Thousands of FBI and Homeland Security details stolen by hackers

Hacking illustration
The hackers accessed the data through a US Department of Justice email account. 

Hackers have breached the US Department of Homeland Security's system and leaked personal details of the people who work there.  

The hacker group - which we have chosen not to name - posted a database online that contained 9,355 names, titles, locations, telephone numbers and email addresses of the US government employees.

The details, seen by the Telegraph, were posted to an encrypted text-sharing website called Cryptobin. The group has warned that it has a further database, containing the details of 20,000 Federal Bureau of Investigations (FBI) employees, that it will release soon. It also claims to have access to 200GB of data from the Department of Justice, according to Motherboard.

The hackers claim that the leaked database contains the information of "all Homeland Security employees." In fact, the Department employs around 240,000 people. But the Telegraph can confirm that names on the list of 9,355 employees do correspond with people that work at the Department.

The employees listed include people in the communications team, security specialists, intelligence analysts, and many more. Some of the names are publicly available on databases online, including Linked In.

 

Ahead of the release, a hacker claiming to be behind the breach told Motherboard how he accessed the data - through a simple spear phishing email attack. He first got access to an internal Department of Justice network through an email account and a quick phone call to a member of staff there.

He found the database on the intranet, along with 1TB of data. He managed to download the details of about 30,000 US government employees from the FBI and Homeland Security, as well as 200GB of data. The data includes more sensitive information like credit card numbers and military emails, he said.  

It is likely that the list of Homeland Security employees is just the first release that will come from the group, which describes itself as pro-Palestine. The Homeland Security data was posted under the message: "This is for Palestine, Ramallah, West Bank, Gaza, this is for the child that is searching for an answer."

The breach is the latest in a series of foreign policy-motivated attacks against US government employees. In October, a teenage hacker accessed the personal email account of John Brennan, the CIA director. They then posted online a list of email addresses apparently from his contacts list.
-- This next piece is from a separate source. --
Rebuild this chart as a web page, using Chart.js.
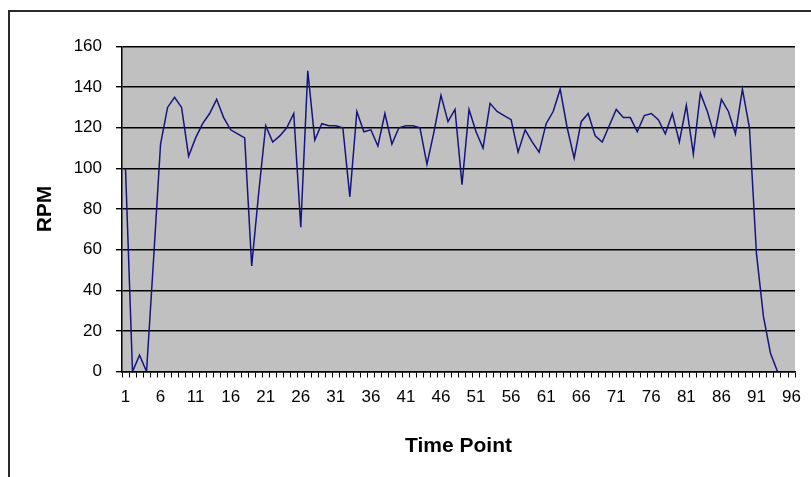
<!DOCTYPE html>
<html>
<head>
<meta charset="utf-8">
<script src="https://cdn.jsdelivr.net/npm/chart.js@4.4.1/dist/chart.umd.min.js"></script>
<style>
html,body{margin:0;padding:0;background:#fff;overflow:hidden;}
canvas{display:block;}
</style>
</head>
<body>
<canvas id="c" width="811" height="477"></canvas>
<script>
const timePoints = [1,2,3,4,5,6,7,8,9,10,11,12,13,14,15,16,17,18,19,20,
  21,22,23,24,25,26,27,28,29,30,31,32,33,34,35,36,37,38,39,40,
  41,42,43,44,45,46,47,48,49,50,51,52,53,54,55,56,57,58,59,60,
  61,62,63,64,65,66,67,68,69,70,71,72,73,74,75,76,77,78,79,80,
  81,82,83,84,85,86,87,88,89,90,91,92,93,94,95,96];

const rpmValues = [100,0,8,0,55,112,130,135,130,106,
  115,122,127,134,125,119,117,115,52,88,
  121,113,116,120,127,71,148,114,122,121,
  121,120,86,128,118,119,111,127,112,120,
  121,121,120,102,118,136,123,129,92,129,
  118,110,132,128,126,124,108,119,113,108,
  122,128,139,120,105,123,127,116,113,121,
  129,125,125,118,126,127,124,117,127,113,
  131,107,137,128,116,134,128,117,139,120,
  58,27,9,0];

const xTickLabels = ['1','6','11','16','21','26','31','36','41','46',
  '51','56','61','66','71','76','81','86','91','96'];
const yTickValues = [0,20,40,60,80,100,120,140,160];

const xTitle = 'Time Point';
const yTitle = 'RPM';

const FONT = "'Liberation Sans', Arial, sans-serif";

const framePlugin = {
  id: 'frame',
  beforeDraw(chart) {
    const {ctx, chartArea: a} = chart;
    ctx.save();
    ctx.fillStyle = '#ffffff';
    ctx.fillRect(0, 0, chart.width, chart.height);
    ctx.fillStyle = '#c0c0c0';
    ctx.fillRect(a.left, a.top, a.right - a.left, a.bottom - a.top);
    ctx.strokeStyle = '#2a2a2a';
    ctx.lineWidth = 2;
    ctx.strokeRect(9, 11, chart.width + 40, chart.height + 40);
    ctx.restore();
  }
};

new Chart(document.getElementById('c'), {
  type: 'line',
  data: {
    labels: timePoints.map(String),
    datasets: [{
      label: yTitle,
      data: rpmValues,
      borderColor: '#14147f',
      borderWidth: 1.5,
      pointRadius: 0,
      tension: 0,
      fill: false
    }]
  },
  options: {
    responsive: false,
    animation: false,
    devicePixelRatio: 1,
    layout: { padding: { left: 0, top: 46.5, right: 6, bottom: 0 } },
    plugins: { legend: { display: false }, tooltip: { enabled: false } },
    scales: {
      x: {
        type: 'category',
        offset: true,
        afterFit(scale) { scale.height = 477 - 371.5; },
        grid: { display: true, offset: true, drawOnChartArea: false, drawTicks: true, tickLength: 6, color: '#000', lineWidth: 1 },
        border: { display: true, color: '#000', width: 1.5 },
        ticks: {
          autoSkip: false,
          maxRotation: 0,
          minRotation: 0,
          padding: 10,
          color: '#000',
          font: { family: FONT, size: 17 },
          callback(value) {
            const lab = this.getLabelForValue(value);
            return xTickLabels.includes(lab) ? lab : '';
          }
        },
        title: {
          display: true,
          text: xTitle,
          color: '#000',
          font: { family: FONT, size: 21, weight: 'bold' },
          padding: { top: 0, bottom: 18 }
        }
      },
      y: {
        min: yTickValues[0],
        max: yTickValues[yTickValues.length - 1],
        afterFit(scale) { scale.width = 122; },
        afterBuildTicks(scale) { scale.ticks = yTickValues.map(v => ({ value: v })); },
        grid: { display: true, drawOnChartArea: true, drawTicks: true, tickLength: 6, color: '#000', lineWidth: 1.4 },
        border: { display: true, color: '#000', width: 1.5 },
        ticks: {
          padding: 14,
          color: '#000',
          font: { family: FONT, size: 17 }
        },
        title: {
          display: true,
          text: yTitle,
          color: '#000',
          font: { family: FONT, size: 21, weight: 'bold' },
          padding: { top: 33, bottom: 0 }
        }
      }
    }
  },
  plugins: [framePlugin]
});
</script>
</body>
</html>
The same teen followed the hack with a prank that meant every call to James Clapper, the US Director of National Intelligence, was forwarded to the Free Palestine Movement

WikiLeaks released a trove of documents from the hacked personal email of Brennan back in October.

Peter Carr, a spokesman for the Department of Justice, said it did not think the hackers had managed to release "sensitive, personally-identifiable information", and that if it discovered criminal activity it would press charges. 

“The department is looking into the unauthorised access of a system operated by one of its components containing employee contact information," he told The Telegraph.

"This unauthorised access is still under investigation; however, there is no indication at this time that there is any breach of sensitive personally identifiable information.

"The department takes this very seriously and is continuing to deploy protection and defensive measures to safeguard information. Any activity that is determined to be criminal in nature will be referred to law enforcement for investigation.”

The Telegraph has contacted the FBI for comment and is awaiting response.

A spokesman from the Department of Homeland Security said it is "looking into the reports." 

"We take these reports very seriously, however there is no indication at this time that there is any breach of sensitive or personally identifiable information," they said.